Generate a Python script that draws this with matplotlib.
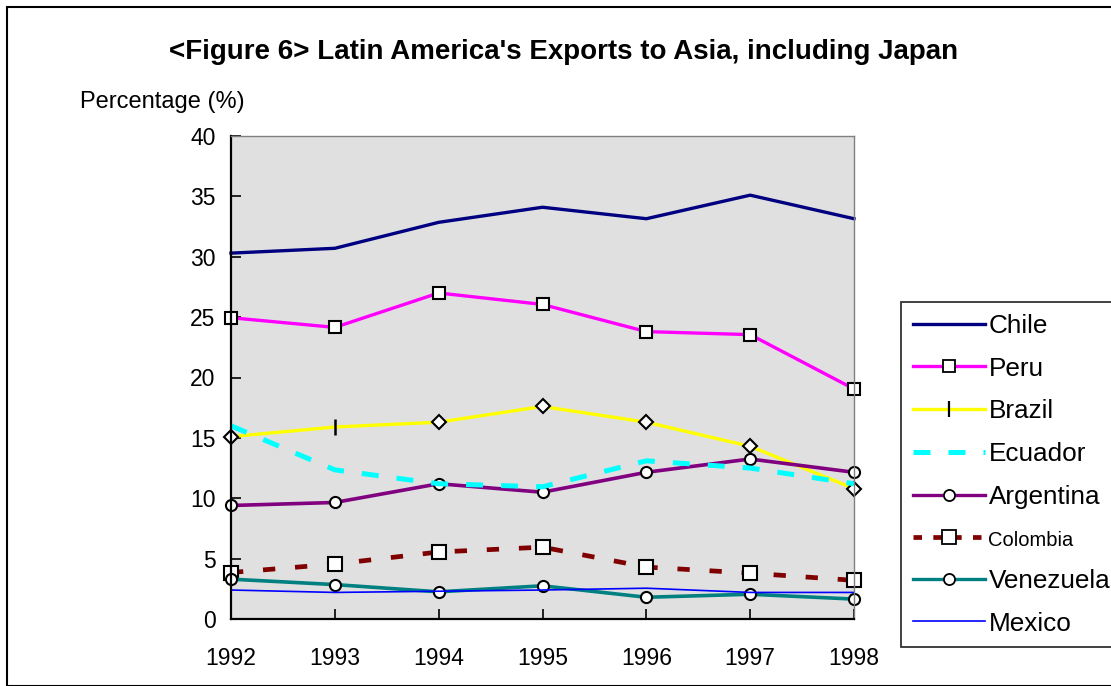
import matplotlib
matplotlib.use("Agg")
import matplotlib.pyplot as plt
from matplotlib.lines import Line2D
from matplotlib.patches import Rectangle

plt.rcParams['font.family'] = ['Liberation Sans', 'DejaVu Sans']

years = [1992, 1993, 1994, 1995, 1996, 1997, 1998]

chile = [30.3, 30.7, 32.85, 34.1, 33.15, 35.1, 33.15]
peru = [24.95, 24.15, 27.0, 26.05, 23.8, 23.55, 19.05]
brazil = [15.1, 15.9, 16.3, 17.6, 16.3, 14.3, 10.8]
ecuador = [16.0, 12.35, 11.2, 10.95, 13.1, 12.5, 11.2]
argentina = [9.4, 9.65, 11.2, 10.5, 12.15, 13.25, 12.15]
colombia = [3.85, 4.55, 5.55, 5.95, 4.3, 3.8, 3.2]
venezuela = [3.3, 2.85, 2.25, 2.75, 1.8, 2.05, 1.65]
mexico = [2.4, 2.2, 2.3, 2.4, 2.55, 2.2, 2.2]

fig = plt.figure(figsize=(11.11, 6.86), dpi=100)
ax = fig.add_axes([231 / 1111, 1 - 619 / 686, (854 - 231) / 1111, (619 - 136) / 686])
ax.set_facecolor('#E0E0E0')

mk = dict(markerfacecolor='white', markeredgecolor='black', markeredgewidth=1.5, clip_on=False)

ax.plot(years, chile, color='#000080', lw=2.4, clip_on=False)
ax.plot(years, peru, color='#FF00FF', lw=2.4, marker='s', ms=9, **mk)
ax.plot(years, brazil, color='#FFFF00', lw=2.4, marker='D', ms=7.5,
        markevery=[0, 2, 3, 4, 5, 6], **mk)
ax.plot(years[1], brazil[1], linestyle='none', marker='|', ms=12,
        markeredgecolor='black', markeredgewidth=1.8)
ax.plot(years, argentina, color='#800080', lw=2.6, marker='o', ms=8, **mk)
ax.plot(years, ecuador, color='#00FFFF', lw=3.6, dashes=(3.4, 3.6), clip_on=False)
ax.plot(years, colombia, color='#800000', lw=3.4, dashes=(2.6, 4.2),
        marker='s', ms=10, **mk)
ax.plot(years, venezuela, color='#008080', lw=2.6, marker='o', ms=8, **mk)
ax.plot(years, mexico, color='#0000FF', lw=1.2, clip_on=False)

ax.set_xlim(1992, 1998)
ax.set_ylim(0, 40)
ax.set_xticks(years)
ax.set_yticks(range(0, 41, 5))
ax.tick_params(direction='in', length=7, width=1.2, labelsize=16.5)
ax.tick_params(axis='x', pad=20)
ax.tick_params(axis='y', pad=11)
for s in ['left', 'bottom']:
    ax.spines[s].set_linewidth(1.6)
for s in ['top', 'right']:
    ax.spines[s].set_color('#808080')
    ax.spines[s].set_linewidth(1.0)

fig.text(0.507, 1 - 52 / 686, "<Figure 6> Latin America's Exports to Asia, including Japan",
         ha='center', va='center', fontsize=20, fontweight='bold')
fig.text(80 / 1111, 1 - 102 / 686, 'Percentage (%)', ha='left', va='center', fontsize=17)

handles = [
    Line2D([], [], color='#000080', lw=2.4),
    Line2D([], [], color='#FF00FF', lw=2.4, marker='s', ms=9, markerfacecolor='white',
           markeredgecolor='black', markeredgewidth=1.3),
    Line2D([], [], color='#FFFF00', lw=2.4, marker='|', ms=11, markeredgecolor='black',
           markeredgewidth=1.6),
    Line2D([], [], color='#00FFFF', lw=3.6, dashes=(3.4, 3.6)),
    Line2D([], [], color='#800080', lw=2.4, marker='o', ms=8, markerfacecolor='white',
           markeredgecolor='black', markeredgewidth=1.3),
    Line2D([], [], color='#800000', lw=3.4, dashes=(1.8, 2.4), marker='s', ms=10,
           markerfacecolor='white', markeredgecolor='black', markeredgewidth=1.3),
    Line2D([], [], color='#008080', lw=2.4, marker='o', ms=8, markerfacecolor='white',
           markeredgecolor='black', markeredgewidth=1.3),
    Line2D([], [], color='#0000FF', lw=1.2),
]
labels = ['Chile', 'Peru', 'Brazil', 'Ecuador', 'Argentina', 'Colombia', 'Venezuela', 'Mexico']
leg = fig.legend(handles, labels, loc='upper left',
                 bbox_to_anchor=(901 / 1111, 1 - 302 / 686),
                 fontsize=18.8, frameon=True, fancybox=False, edgecolor='black',
                 handlelength=2.75, handletextpad=0.15, labelspacing=0.72,
                 borderpad=0.45, borderaxespad=0)
leg.get_frame().set_linewidth(1.3)
leg.get_texts()[5].set_fontsize(14.5)

fig.add_artist(Rectangle((7 / 1111, 0), 1.0, 1 - 7 / 686, transform=fig.transFigure,
                         fill=False, edgecolor='black', lw=1.5))

fig.savefig('out.png', dpi=100)
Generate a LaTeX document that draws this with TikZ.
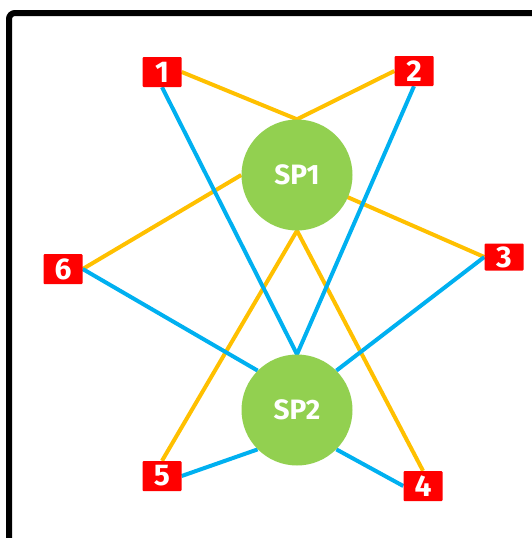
\documentclass[tikz,border=0pt]{standalone}
\usepackage{fontspec}
\setmainfont{Fira Sans}
\usetikzlibrary{backgrounds}
\definecolor{boxred}{HTML}{FF0000}
\definecolor{spgreen}{HTML}{92D050}
\definecolor{lineorange}{HTML}{FFC000}
\definecolor{lineblue}{HTML}{00B0F0}
\begin{document}
\begin{tikzpicture}[x=1pt,y=-1pt,
  numbox/.style={fill=boxred, rounded corners=1pt, minimum width=39pt, minimum height=30pt, inner sep=0pt, text=white, font=\fontsize{30}{30}\selectfont\bfseries},
  spnode/.style={circle, fill=spgreen, minimum size=111pt, inner sep=0pt, text=white, font=\fontsize{28}{28}\selectfont\bfseries},
  oline/.style={draw=lineorange, line width=4pt},
  bline/.style={draw=lineblue, line width=4pt}]
\useasboundingbox (0,0) rectangle (532,538);
\draw[line width=6pt, rounded corners=6pt] (9,560) -- (9,13) -- (560,13);
\node[spnode] (sp1) at (297,175) {SP1};
\node[spnode] (sp2) at (297,410) {SP2};
\node[numbox] (n1) at (162,72) {1};
\node[numbox] (n2) at (414,71) {2};
\node[numbox, minimum height=27pt] (n3) at (504,257) {3};
\node[numbox] (n4) at (423,486) {4};
\node[numbox] (n5) at (162,476) {5};
\node[numbox] (n6) at (63,269) {6};
\begin{pgfonlayer}{background}
\draw[oline] (n1.east) -- (sp1.north) -- (n2.west);
\draw[oline] (n6.east) -- (sp1.west);
\draw[oline] (sp1.center) -- (n3.west);
\draw[oline] (n5.north) -- (sp1.south) -- (n4.north);
\draw[bline] (n1.south) -- (sp2.north) -- (n2.south);
\draw[bline] (n6.east) -- (sp2.north west);
\draw[bline] (n3.west) -- (sp2.north east);
\draw[bline] (n5.east) -- (sp2.south west);
\draw[bline] (n4.west) -- (sp2.south east);
\end{pgfonlayer}
\end{tikzpicture}
\end{document}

****************************************

WHAT YOU NEED TO DO =>
Each line from the top of the material through the line containing "markeredgecolor='black', markeredgewidth=1.5, clip_on=False)" should be reproduced exactly; please drop any images.

THE RESPONSE =>
Generate a Python script that draws this with matplotlib.
import matplotlib
matplotlib.use("Agg")
import matplotlib.pyplot as plt
from matplotlib.lines import Line2D
from matplotlib.patches import Rectangle

plt.rcParams['font.family'] = ['Liberation Sans', 'DejaVu Sans']

years = [1992, 1993, 1994, 1995, 1996, 1997, 1998]

chile = [30.3, 30.7, 32.85, 34.1, 33.15, 35.1, 33.15]
peru = [24.95, 24.15, 27.0, 26.05, 23.8, 23.55, 19.05]
brazil = [15.1, 15.9, 16.3, 17.6, 16.3, 14.3, 10.8]
ecuador = [16.0, 12.35, 11.2, 10.95, 13.1, 12.5, 11.2]
argentina = [9.4, 9.65, 11.2, 10.5, 12.15, 13.25, 12.15]
colombia = [3.85, 4.55, 5.55, 5.95, 4.3, 3.8, 3.2]
venezuela = [3.3, 2.85, 2.25, 2.75, 1.8, 2.05, 1.65]
mexico = [2.4, 2.2, 2.3, 2.4, 2.55, 2.2, 2.2]

fig = plt.figure(figsize=(11.11, 6.86), dpi=100)
ax = fig.add_axes([231 / 1111, 1 - 619 / 686, (854 - 231) / 1111, (619 - 136) / 686])
ax.set_facecolor('#E0E0E0')

mk = dict(markerfacecolor='white', markeredgecolor='black', markeredgewidth=1.5, clip_on=False)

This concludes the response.